TASK TO CARRY OUT:
Will you transcribe all the entries word for word, skipping the pictures they hold?

EXTRACTED ENTRIES:
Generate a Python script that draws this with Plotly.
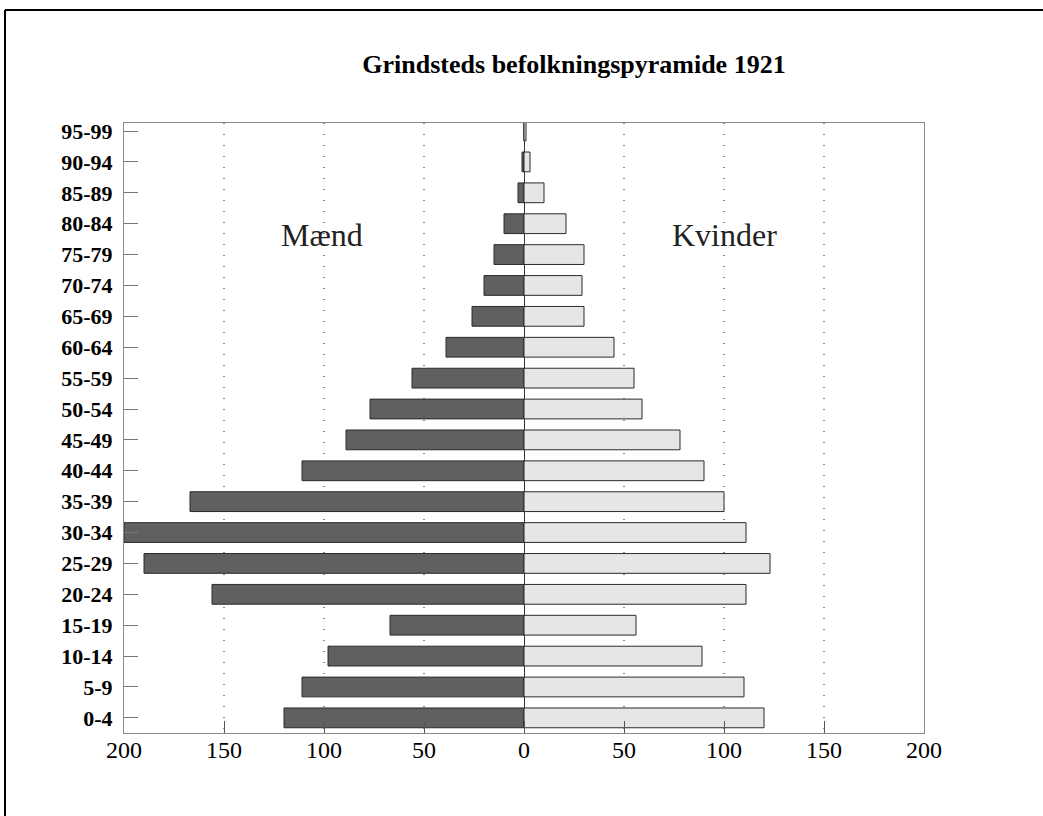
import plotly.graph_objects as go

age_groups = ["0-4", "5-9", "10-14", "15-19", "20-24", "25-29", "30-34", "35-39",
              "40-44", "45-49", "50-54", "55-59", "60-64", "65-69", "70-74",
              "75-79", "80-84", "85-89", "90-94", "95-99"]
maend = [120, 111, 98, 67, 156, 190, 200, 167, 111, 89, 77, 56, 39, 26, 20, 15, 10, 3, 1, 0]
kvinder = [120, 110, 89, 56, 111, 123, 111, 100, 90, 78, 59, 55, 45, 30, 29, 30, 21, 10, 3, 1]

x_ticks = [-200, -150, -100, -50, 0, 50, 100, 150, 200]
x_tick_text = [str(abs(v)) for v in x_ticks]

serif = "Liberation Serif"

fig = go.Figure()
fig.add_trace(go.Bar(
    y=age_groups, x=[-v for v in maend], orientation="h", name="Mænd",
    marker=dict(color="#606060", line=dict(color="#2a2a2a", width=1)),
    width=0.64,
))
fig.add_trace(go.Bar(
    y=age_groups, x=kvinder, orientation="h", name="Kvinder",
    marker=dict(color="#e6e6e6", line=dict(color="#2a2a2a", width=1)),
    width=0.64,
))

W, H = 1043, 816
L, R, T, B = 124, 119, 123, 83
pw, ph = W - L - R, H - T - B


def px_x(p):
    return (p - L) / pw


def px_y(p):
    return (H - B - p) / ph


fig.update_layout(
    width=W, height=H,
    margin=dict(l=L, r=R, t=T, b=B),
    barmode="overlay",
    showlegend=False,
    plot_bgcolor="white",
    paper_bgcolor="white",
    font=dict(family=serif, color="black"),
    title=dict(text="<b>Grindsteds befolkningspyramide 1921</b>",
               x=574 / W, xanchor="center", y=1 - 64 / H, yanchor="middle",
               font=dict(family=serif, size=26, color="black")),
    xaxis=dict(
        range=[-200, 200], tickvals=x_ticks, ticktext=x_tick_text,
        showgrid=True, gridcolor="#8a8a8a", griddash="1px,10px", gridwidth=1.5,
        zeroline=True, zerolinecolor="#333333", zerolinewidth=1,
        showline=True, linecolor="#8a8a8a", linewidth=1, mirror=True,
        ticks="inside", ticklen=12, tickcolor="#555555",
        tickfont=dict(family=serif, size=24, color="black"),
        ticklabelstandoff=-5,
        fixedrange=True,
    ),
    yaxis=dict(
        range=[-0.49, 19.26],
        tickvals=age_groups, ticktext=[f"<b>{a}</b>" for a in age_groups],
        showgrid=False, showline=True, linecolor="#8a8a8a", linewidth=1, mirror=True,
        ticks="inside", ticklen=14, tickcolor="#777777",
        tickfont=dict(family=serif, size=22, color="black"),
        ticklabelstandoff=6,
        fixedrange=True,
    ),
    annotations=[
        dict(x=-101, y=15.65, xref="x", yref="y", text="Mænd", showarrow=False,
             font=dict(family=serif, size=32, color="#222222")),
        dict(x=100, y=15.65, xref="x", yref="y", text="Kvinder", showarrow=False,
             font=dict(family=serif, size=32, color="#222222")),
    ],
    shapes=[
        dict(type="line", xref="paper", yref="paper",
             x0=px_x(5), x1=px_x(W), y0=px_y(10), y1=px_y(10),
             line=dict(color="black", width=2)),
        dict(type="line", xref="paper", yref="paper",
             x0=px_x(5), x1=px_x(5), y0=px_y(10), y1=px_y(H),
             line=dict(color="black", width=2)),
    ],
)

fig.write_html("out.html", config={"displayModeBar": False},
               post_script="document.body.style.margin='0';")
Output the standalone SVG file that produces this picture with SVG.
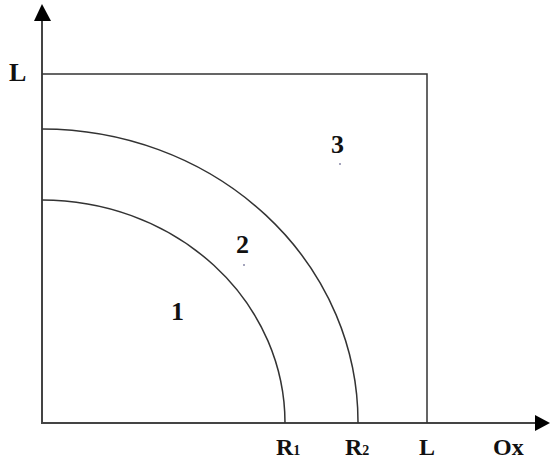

COMPLETE ANSWER:
Generate a Python script that draws this with Plotly.
import plotly.graph_objects as go

age_groups = ["0-4", "5-9", "10-14", "15-19", "20-24", "25-29", "30-34", "35-39",
              "40-44", "45-49", "50-54", "55-59", "60-64", "65-69", "70-74",
              "75-79", "80-84", "85-89", "90-94", "95-99"]
maend = [120, 111, 98, 67, 156, 190, 200, 167, 111, 89, 77, 56, 39, 26, 20, 15, 10, 3, 1, 0]
kvinder = [120, 110, 89, 56, 111, 123, 111, 100, 90, 78, 59, 55, 45, 30, 29, 30, 21, 10, 3, 1]

x_ticks = [-200, -150, -100, -50, 0, 50, 100, 150, 200]
x_tick_text = [str(abs(v)) for v in x_ticks]

serif = "Liberation Serif"

fig = go.Figure()
fig.add_trace(go.Bar(
    y=age_groups, x=[-v for v in maend], orientation="h", name="Mænd",
    marker=dict(color="#606060", line=dict(color="#2a2a2a", width=1)),
    width=0.64,
))
fig.add_trace(go.Bar(
    y=age_groups, x=kvinder, orientation="h", name="Kvinder",
    marker=dict(color="#e6e6e6", line=dict(color="#2a2a2a", width=1)),
    width=0.64,
))

W, H = 1043, 816
L, R, T, B = 124, 119, 123, 83
pw, ph = W - L - R, H - T - B


def px_x(p):
    return (p - L) / pw


def px_y(p):
    return (H - B - p) / ph


fig.update_layout(
    width=W, height=H,
    margin=dict(l=L, r=R, t=T, b=B),
    barmode="overlay",
    showlegend=False,
    plot_bgcolor="white",
    paper_bgcolor="white",
    font=dict(family=serif, color="black"),
    title=dict(text="<b>Grindsteds befolkningspyramide 1921</b>",
               x=574 / W, xanchor="center", y=1 - 64 / H, yanchor="middle",
               font=dict(family=serif, size=26, color="black")),
    xaxis=dict(
        range=[-200, 200], tickvals=x_ticks, ticktext=x_tick_text,
        showgrid=True, gridcolor="#8a8a8a", griddash="1px,10px", gridwidth=1.5,
        zeroline=True, zerolinecolor="#333333", zerolinewidth=1,
        showline=True, linecolor="#8a8a8a", linewidth=1, mirror=True,
        ticks="inside", ticklen=12, tickcolor="#555555",
        tickfont=dict(family=serif, size=24, color="black"),
        ticklabelstandoff=-5,
        fixedrange=True,
    ),
    yaxis=dict(
        range=[-0.49, 19.26],
        tickvals=age_groups, ticktext=[f"<b>{a}</b>" for a in age_groups],
        showgrid=False, showline=True, linecolor="#8a8a8a", linewidth=1, mirror=True,
        ticks="inside", ticklen=14, tickcolor="#777777",
        tickfont=dict(family=serif, size=22, color="black"),
        ticklabelstandoff=6,
        fixedrange=True,
    ),
    annotations=[
        dict(x=-101, y=15.65, xref="x", yref="y", text="Mænd", showarrow=False,
             font=dict(family=serif, size=32, color="#222222")),
        dict(x=100, y=15.65, xref="x", yref="y", text="Kvinder", showarrow=False,
             font=dict(family=serif, size=32, color="#222222")),
    ],
    shapes=[
        dict(type="line", xref="paper", yref="paper",
             x0=px_x(5), x1=px_x(W), y0=px_y(10), y1=px_y(10),
             line=dict(color="black", width=2)),
        dict(type="line", xref="paper", yref="paper",
             x0=px_x(5), x1=px_x(5), y0=px_y(10), y1=px_y(H),
             line=dict(color="black", width=2)),
    ],
)

fig.write_html("out.html", config={"displayModeBar": False},
               post_script="document.body.style.margin='0';")
Output the standalone SVG file that produces this picture with SVG.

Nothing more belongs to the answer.